The Coen Brothers’ No Country for Old Men is getting a major boost in theaters on Friday, courtesy of its Oscar win for best picture, and will nearly triple its screen count to 190, according to distributor Alliance Films. In all, the modern western will play in 2030 theaters across North America.
Alliance executive managing director Michael Rudnitsky tells Playback Daily that the film’s grosses jumped 92% during the week leading up to the Oscars.
‘The nominations help boost you tremendously over that six- to seven-week period between nominations and awards. But as far as the awards are concerned…best picture is the big one,’ he explains. ‘If there’s a film that wins four or five awards, but not picture, that will still work, but nothing helps like best picture,’ he continues. Country, starring Tommy Lee Jones, Javier Bardem and Josh Brolin, was originally released on Nov. 8.
Rudnitsky says that with 190 theaters in Canada, Alliance hopes to generate ‘anywhere from $2 million or more’ over the next couple of weeks. In addition to best picture, Country also won supporting actor for Bardem, and adapted screenplay and director honors for Joel and Ethan Coen.
It’s a busy week for Alliance, which is also releasing the Will Ferrell comedy Semi-Pro on 276 screens across Canada, while the Brazilian drama City of Men bows in seven theaters in cities including Vancouver, Edmonton, Calgary and Montreal.
Meanwhile, TVA Films is rereleasing double Oscar winner La vie en rose on six screens Friday in Montreal, Toronto and Vancouver. The film, about the life of legendary French singer Edith Piaf, has been out on DVD since November.
‘Only in theaters can you fully appreciate its grandeur, the emotion, the music, and, more importantly, Marion Cotillard’s outstanding performance,’ commented TVA president Yves Dion in a release. Rose won the best actress Academy Award for Cotillard, and also took best makeup for Didier Lavergne and Jan Archibald.
Toronto’s Mongrel Media is also readying its best foreign film winner The Counterfeiters, opening at Toronto’s Varsity and Sheppard Grande. The Austrian feature, about a counterfeiting operation set up by the Nazis, will expand to Vancouver next week.

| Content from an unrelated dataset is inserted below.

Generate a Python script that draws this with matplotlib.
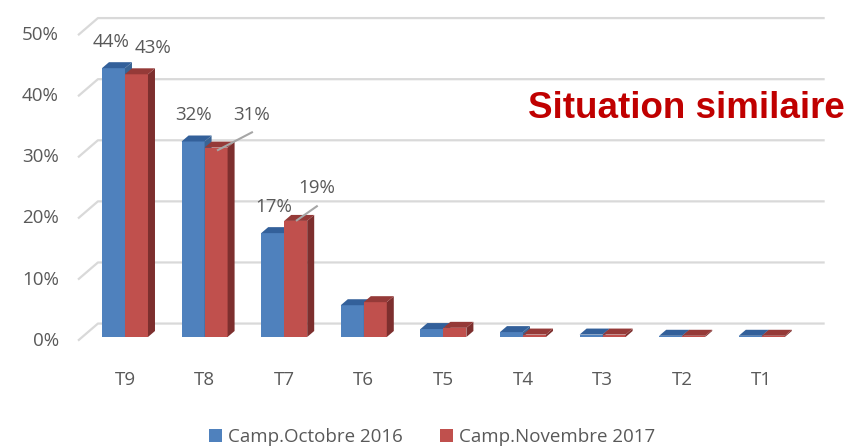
import numpy as np
import matplotlib
matplotlib.use('Agg')
import matplotlib.pyplot as plt
from matplotlib.patches import Polygon, Patch

categories = ['T9', 'T8', 'T7', 'T6', 'T5', 'T4', 'T3', 'T2', 'T1']
oct_2016 = [44.0, 32.0, 17.0, 5.2, 1.3, 0.8, 0.4, 0.2, 0.2]
nov_2017 = [43.0, 31.0, 19.0, 5.7, 1.5, 0.4, 0.4, 0.2, 0.2]
y_ticks = [0, 10, 20, 30, 40, 50]
series_names = ['Camp.Octobre 2016', 'Camp.Novembre 2017']

plt.rcParams['font.family'] = ['Open Sans', 'DejaVu Sans']
GREY = '#595959'

fig = plt.figure(figsize=(8.59, 4.48), dpi=100)
ax = fig.add_axes([0, 0, 1, 1])
ax.set_xlim(-1.570, 9.221)
ax.set_ylim(-18.17, 55.16)
ax.axis('off')

# 3d depth of bars and walls (data units)
bw = 0.289
dx, dy = 0.088, 0.98
gx0, gx1, gx2 = -0.59, -0.34, 8.79

for v in y_ticks:
    ax.plot([gx0, gx1, gx2], [v - 0.6, v + 2.2, v + 2.2], color='#d9d9d9', lw=1.6,
            solid_capstyle='butt', zorder=1)
    ax.text(-0.83, v - 0.6, f'{v}%', ha='right', va='center', fontsize=13.5, color=GREY)

def bar3d(x0, h, front, top, side):
    ax.add_patch(Polygon([(x0, 0), (x0 + bw, 0), (x0 + bw, h), (x0, h)], closed=True,
                         fc=front, ec='none', zorder=3))
    ax.add_patch(Polygon([(x0 + bw, 0), (x0 + bw + dx, dy), (x0 + bw + dx, h + dy), (x0 + bw, h)],
                         closed=True, fc=side, ec='none', zorder=3))
    ax.add_patch(Polygon([(x0, h), (x0 + bw, h), (x0 + bw + dx, h + dy), (x0 + dx, h + dy)],
                         closed=True, fc=top, ec='none', zorder=3))

for i, (a, b) in enumerate(zip(oct_2016, nov_2017)):
    bar3d(i - bw, a, '#4f81bd', '#33609a', '#3a6494')
    bar3d(i, b, '#c0504d', '#953a38', '#7d2f2e')
    ax.text(i, -7.0, categories[i], ha='center', va='center', fontsize=13.5, color=GREY)

# data labels for the three tallest groups
lab_style = dict(fontsize=13.5, color=GREY, ha='center', va='center')
lead = dict(color='#a6a6a6', lw=1.5, zorder=4)
ax.text(0 - bw * 0.6, oct_2016[0] + 4.3, f'{oct_2016[0]:.0f}%', **lab_style)
ax.text(0 + bw * 1.22, nov_2017[0] + 4.3, f'{nov_2017[0]:.0f}%', **lab_style)
ax.text(1 - bw * 0.5, oct_2016[1] + 4.3, f'{oct_2016[1]:.0f}%', **lab_style)
ax.text(1 + bw * 2.06, nov_2017[1] + 5.4, f'{nov_2017[1]:.0f}%', **lab_style)
ax.plot([1 + bw * 0.58, 1 + bw * 2.06], [nov_2017[1] - 0.4, nov_2017[1] + 2.5], **lead)
ax.text(2 - bw * 0.44, oct_2016[2] + 4.3, f'{oct_2016[2]:.0f}%', **lab_style)
ax.text(2 + bw * 1.42, nov_2017[2] + 5.4, f'{nov_2017[2]:.0f}%', **lab_style)
ax.plot([2 + bw * 0.55, 2 + bw * 1.42], [nov_2017[2] + 0.1, nov_2017[2] + 2.4], **lead)

ax.text(9.045, 37.4, 'Situation similaire', ha='right', va='center', fontsize=26.5,
        fontweight='bold', color='#c00000', family=['Liberation Sans', 'DejaVu Sans'])

handles = [Patch(fc='#4f81bd', ec='none'), Patch(fc='#c0504d', ec='none')]
fig.legend(handles, series_names, loc='center', bbox_to_anchor=(0.503, 0.025), ncol=2,
           frameon=False, fontsize=13.5, labelcolor=GREY, handlelength=0.7, handleheight=0.7,
           handletextpad=0.3, columnspacing=2.0)

fig.savefig('out.png', dpi=100)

‘We definitely expect a boost in box office in light of the Academy Award. It certainly did help The Lives of Others last year,’ says Mongrel director of theatrical releasing Tom Alexander, noting that more screens will be added in the next few weeks.
Oscar also smiled on Alex Gibney’s Taxi to the Dark Side — this year’s best documentary winner — which will move to Toronto’s Carlton for an extended theatrical run beginning March 7, according to distributor Seville Pictures. Taxi opened at the independent Royal theater last week. The doc investigates the homicide of an innocent taxi driver at Bagram Air Force Base in Afghanistan.
Also opening this week is the fantasy comedy Penelope, starring Christina Ricci, on 108 screens through Seville Pictures. It will play opposite Columbia’s historical drama The Other Boleyn Girl, starring Natalie Portman and Scarlett Johansson.